Die ausgebildeten Clowns arbeiten vor allem im Sommer. Viele Unternehmen und Städte  engagieren Clowns. Sie treten auf Straßenfesten, Sommerfesten, bei  Tagen der offenen Tür und Unternehmensevents auf.

Die Corona-Pandemie hat die Akademie stark getroffen.  „Ohne die Unterstützung durch den Staat hätte man sich die Kosten nicht leisten können“, sagt Berenbrinker. Im Jahr 2020 erzielte die Clownschule Tamala Center einen Gesamtumsatz von knapp 184.000  Euro,  2021 waren es gut  207.000  Euro. Im Jahr 2022, in dem es viele Lockerungen gab, sah es wieder besser aus. „Jetzt bewegen wir uns auf den alten Status zurück“, sagt Berenbrinker.  Seit ungefähr diesem Sommer seien die Teilnehmerzahlen sogar höher als vor der Corona-Zeit.

 Tamala hat nach eigenen Angaben in Süddeutschland einen Marktanteil von 80 Prozent, in ganz  Deutschland von  60 bis 70 Prozent. Es  gibt  zwei  Clownschulen mit ähnlichem Konzept.   „Die Gesundheitsclowns   in den Kliniken  kommen fast ausschließlich von Tamala“, berichtet Berenbrinker.  Schweizer und Österreicher besuchen  die Akademie, weil es in ihren Ländern keine Möglichkeit gibt,  eine solche Ausbildung zu machen.

Die Art des Unterrichts hat man  weiterentwickelt. Wichtig ist  die Erkenntnis, dass zum Clown weitaus mehr als die Verkleidung gehört. „Um Clown zu sein, muss man fähig sein,  anders zu denken, und eine andere Haltung zur Welt haben“, erklärt Berenbrinker.

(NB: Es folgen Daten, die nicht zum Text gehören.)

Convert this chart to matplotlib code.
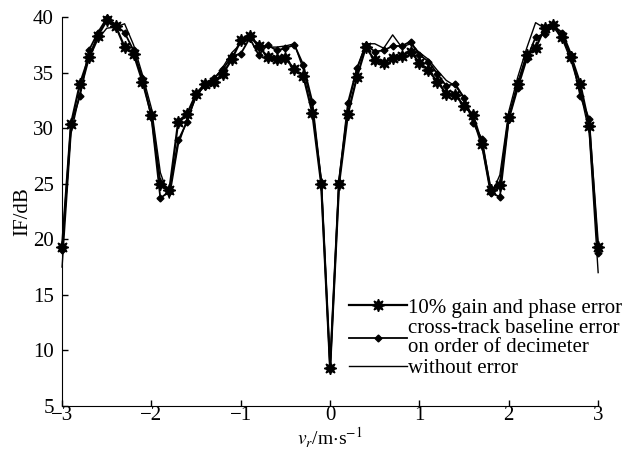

Der Ausbildung hat man  eine  Therapie- und Coachausbildung hinzugefügt, um die Teilnehmer tiefgründig mit der Figur des Clowns zu verbinden.  Aufgrund seiner Film- und Theatererfahrung hat Berenbrinker  eine eigene Methode geschaffen,  mit der die  schauspielerischen Fähigkeiten der Schüler   entwickelt werden.  „Das macht  den Marktwert von Tamala bis heute aus.“

Berenbrinker wünscht sich eine bessere Anerkennung des Clownberufs   in Deutschland. „Wir sind alle privatwirtschaftlich organisiert.“ Außerdem wünscht er sich, dass die Gesundheitsclown-Ausbildung   vom Staat finanziert wird.